**Job:** Restate the listing that follows word for word, without its pictures.

**Data provided:**

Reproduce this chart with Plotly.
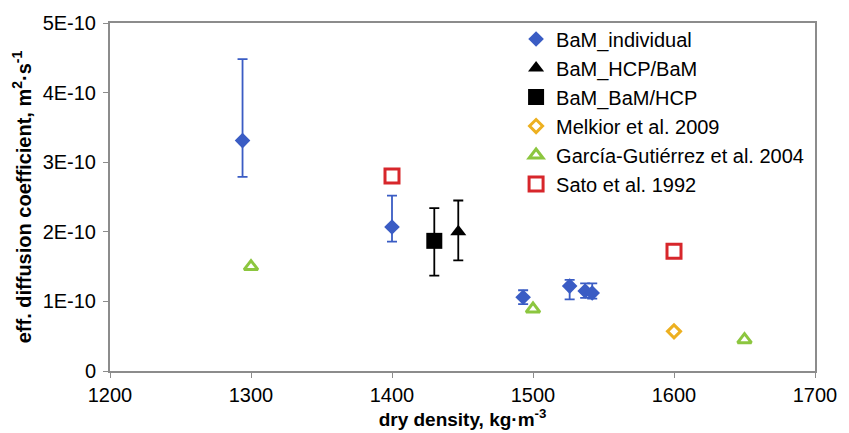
import plotly.graph_objects as go

# BaM_individual
bam_x = [1294, 1400, 1493, 1526, 1537, 1542]
bam_y = [3.31e-10, 2.07e-10, 1.06e-10, 1.22e-10, 1.15e-10, 1.12e-10]
bam_hi = [4.48e-10, 2.52e-10, 1.16e-10, 1.31e-10, 1.26e-10, 1.26e-10]
bam_lo = [2.79e-10, 1.86e-10, 0.96e-10, 1.03e-10, 1.05e-10, 1.04e-10]

# BaM_HCP/BaM
hcp_x = [1447]
hcp_y = [2.00e-10]
hcp_hi = [2.45e-10]
hcp_lo = [1.59e-10]

# BaM_BaM/HCP
bh_x = [1430]
bh_y = [1.87e-10]
bh_hi = [2.34e-10]
bh_lo = [1.37e-10]

# Melkior et al. 2009
mel_x = [1600]
mel_y = [0.57e-10]

# García-Gutiérrez et al. 2004
gg_x = [1300, 1500, 1650]
gg_y = [1.50e-10, 0.89e-10, 0.45e-10]

# Sato et al. 1992
sato_x = [1400, 1600]
sato_y = [2.80e-10, 1.72e-10]

y_ticks = [0, 1e-10, 2e-10, 3e-10, 4e-10, 5e-10]
y_ticktext = ["0", "1E-10", "2E-10", "3E-10", "4E-10", "5E-10"]
x_ticks = [1200, 1300, 1400, 1500, 1600, 1700]

BLUE = "#3A5CC4"
FONT = "Liberation Sans, Arial, sans-serif"


def err(y, hi, lo):
    return ([h - v for h, v in zip(hi, y)], [v - l for v, l in zip(y, lo)])


fig = go.Figure()

p, m = err(bam_y, bam_hi, bam_lo)
fig.add_trace(go.Scatter(
    x=bam_x, y=bam_y, mode="markers", name="BaM_individual",
    marker=dict(symbol="diamond", size=12, color=BLUE),
    error_y=dict(type="data", symmetric=False, array=p, arrayminus=m,
                 color=BLUE, thickness=1.8, width=5)))

p, m = err(hcp_y, hcp_hi, hcp_lo)
fig.add_trace(go.Scatter(
    x=hcp_x, y=hcp_y, mode="markers", name="BaM_HCP/BaM",
    marker=dict(symbol="triangle-up", size=14, color="black"),
    error_y=dict(type="data", symmetric=False, array=p, arrayminus=m,
                 color="black", thickness=1.8, width=5)))

p, m = err(bh_y, bh_hi, bh_lo)
fig.add_trace(go.Scatter(
    x=bh_x, y=bh_y, mode="markers", name="BaM_BaM/HCP",
    marker=dict(symbol="square", size=16, color="black"),
    error_y=dict(type="data", symmetric=False, array=p, arrayminus=m,
                 color="black", thickness=1.8, width=5)))

fig.add_trace(go.Scatter(
    x=mel_x, y=mel_y, mode="markers", name="Melkior et al. 2009",
    marker=dict(symbol="diamond-open", size=10, color="#EDB020",
                line=dict(width=3, color="#EDB020"))))

fig.add_trace(go.Scatter(
    x=gg_x, y=gg_y, mode="markers", name="García-Gutiérrez et al. 2004",
    marker=dict(symbol="triangle-up-open", size=12, color="#8CC63F",
                line=dict(width=3, color="#8CC63F"))))

fig.add_trace(go.Scatter(
    x=sato_x, y=sato_y, mode="markers", name="Sato et al. 1992",
    marker=dict(symbol="square-open", size=14, color="#D7262B",
                line=dict(width=3, color="#D7262B"))))

fig.update_layout(
    width=849, height=433,
    margin=dict(l=110, r=25, t=17, b=58),
    paper_bgcolor="white", plot_bgcolor="white",
    font=dict(family=FONT, size=20, color="black"),
    showlegend=True,
    legend=dict(x=0.576, y=1.01, xanchor="left", yanchor="top",
                bgcolor="rgba(255,255,255,0)", borderwidth=0,
                font=dict(size=20), itemwidth=30, tracegroupgap=0),
    xaxis=dict(range=[1200, 1700], tickvals=x_ticks, showgrid=False,
               zeroline=False, showline=True, linecolor="#8C8C8C", linewidth=2,
               mirror=True, ticks="outside", ticklen=5, tickcolor="#8C8C8C",
               tickfont=dict(size=20),
               title=dict(text="<b>dry density, kg·m<sup>-3</sup></b>",
                          font=dict(size=19), standoff=2)),
    yaxis=dict(range=[0, 5e-10], tickvals=y_ticks, ticktext=y_ticktext,
               showgrid=False, zeroline=False, showline=True,
               linecolor="#8C8C8C", linewidth=2, mirror=True,
               ticks="outside", ticklen=5, tickcolor="#8C8C8C",
               tickfont=dict(size=20), ticklabelstandoff=3,
               title=dict(text="<b>eff. diffusion coefficient, m<sup>2</sup>·s<sup>-1</sup></b>",
                          font=dict(size=20), standoff=6)),
)

fig.write_html("out.html")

**Task answer:**
Reproduce this chart with Plotly.
import plotly.graph_objects as go

# BaM_individual
bam_x = [1294, 1400, 1493, 1526, 1537, 1542]
bam_y = [3.31e-10, 2.07e-10, 1.06e-10, 1.22e-10, 1.15e-10, 1.12e-10]
bam_hi = [4.48e-10, 2.52e-10, 1.16e-10, 1.31e-10, 1.26e-10, 1.26e-10]
bam_lo = [2.79e-10, 1.86e-10, 0.96e-10, 1.03e-10, 1.05e-10, 1.04e-10]

# BaM_HCP/BaM
hcp_x = [1447]
hcp_y = [2.00e-10]
hcp_hi = [2.45e-10]
hcp_lo = [1.59e-10]

# BaM_BaM/HCP
bh_x = [1430]
bh_y = [1.87e-10]
bh_hi = [2.34e-10]
bh_lo = [1.37e-10]

# Melkior et al. 2009
mel_x = [1600]
mel_y = [0.57e-10]

# García-Gutiérrez et al. 2004
gg_x = [1300, 1500, 1650]
gg_y = [1.50e-10, 0.89e-10, 0.45e-10]

# Sato et al. 1992
sato_x = [1400, 1600]
sato_y = [2.80e-10, 1.72e-10]

y_ticks = [0, 1e-10, 2e-10, 3e-10, 4e-10, 5e-10]
y_ticktext = ["0", "1E-10", "2E-10", "3E-10", "4E-10", "5E-10"]
x_ticks = [1200, 1300, 1400, 1500, 1600, 1700]

BLUE = "#3A5CC4"
FONT = "Liberation Sans, Arial, sans-serif"


def err(y, hi, lo):
    return ([h - v for h, v in zip(hi, y)], [v - l for v, l in zip(y, lo)])


fig = go.Figure()

p, m = err(bam_y, bam_hi, bam_lo)
fig.add_trace(go.Scatter(
    x=bam_x, y=bam_y, mode="markers", name="BaM_individual",
    marker=dict(symbol="diamond", size=12, color=BLUE),
    error_y=dict(type="data", symmetric=False, array=p, arrayminus=m,
                 color=BLUE, thickness=1.8, width=5)))

p, m = err(hcp_y, hcp_hi, hcp_lo)
fig.add_trace(go.Scatter(
    x=hcp_x, y=hcp_y, mode="markers", name="BaM_HCP/BaM",
    marker=dict(symbol="triangle-up", size=14, color="black"),
    error_y=dict(type="data", symmetric=False, array=p, arrayminus=m,
                 color="black", thickness=1.8, width=5)))

p, m = err(bh_y, bh_hi, bh_lo)
fig.add_trace(go.Scatter(
    x=bh_x, y=bh_y, mode="markers", name="BaM_BaM/HCP",
    marker=dict(symbol="square", size=16, color="black"),
    error_y=dict(type="data", symmetric=False, array=p, arrayminus=m,
                 color="black", thickness=1.8, width=5)))

fig.add_trace(go.Scatter(
    x=mel_x, y=mel_y, mode="markers", name="Melkior et al. 2009",
    marker=dict(symbol="diamond-open", size=10, color="#EDB020",
                line=dict(width=3, color="#EDB020"))))

fig.add_trace(go.Scatter(
    x=gg_x, y=gg_y, mode="markers", name="García-Gutiérrez et al. 2004",
    marker=dict(symbol="triangle-up-open", size=12, color="#8CC63F",
                line=dict(width=3, color="#8CC63F"))))

fig.add_trace(go.Scatter(
    x=sato_x, y=sato_y, mode="markers", name="Sato et al. 1992",
    marker=dict(symbol="square-open", size=14, color="#D7262B",
                line=dict(width=3, color="#D7262B"))))

fig.update_layout(
    width=849, height=433,
    margin=dict(l=110, r=25, t=17, b=58),
    paper_bgcolor="white", plot_bgcolor="white",
    font=dict(family=FONT, size=20, color="black"),
    showlegend=True,
    legend=dict(x=0.576, y=1.01, xanchor="left", yanchor="top",
                bgcolor="rgba(255,255,255,0)", borderwidth=0,
                font=dict(size=20), itemwidth=30, tracegroupgap=0),
    xaxis=dict(range=[1200, 1700], tickvals=x_ticks, showgrid=False,
               zeroline=False, showline=True, linecolor="#8C8C8C", linewidth=2,
               mirror=True, ticks="outside", ticklen=5, tickcolor="#8C8C8C",
               tickfont=dict(size=20),
               title=dict(text="<b>dry density, kg·m<sup>-3</sup></b>",
                          font=dict(size=19), standoff=2)),
    yaxis=dict(range=[0, 5e-10], tickvals=y_ticks, ticktext=y_ticktext,
               showgrid=False, zeroline=False, showline=True,
               linecolor="#8C8C8C", linewidth=2, mirror=True,
               ticks="outside", ticklen=5, tickcolor="#8C8C8C",
               tickfont=dict(size=20), ticklabelstandoff=3,
               title=dict(text="<b>eff. diffusion coefficient, m<sup>2</sup>·s<sup>-1</sup></b>",
                          font=dict(size=20), standoff=6)),
)

fig.write_html("out.html")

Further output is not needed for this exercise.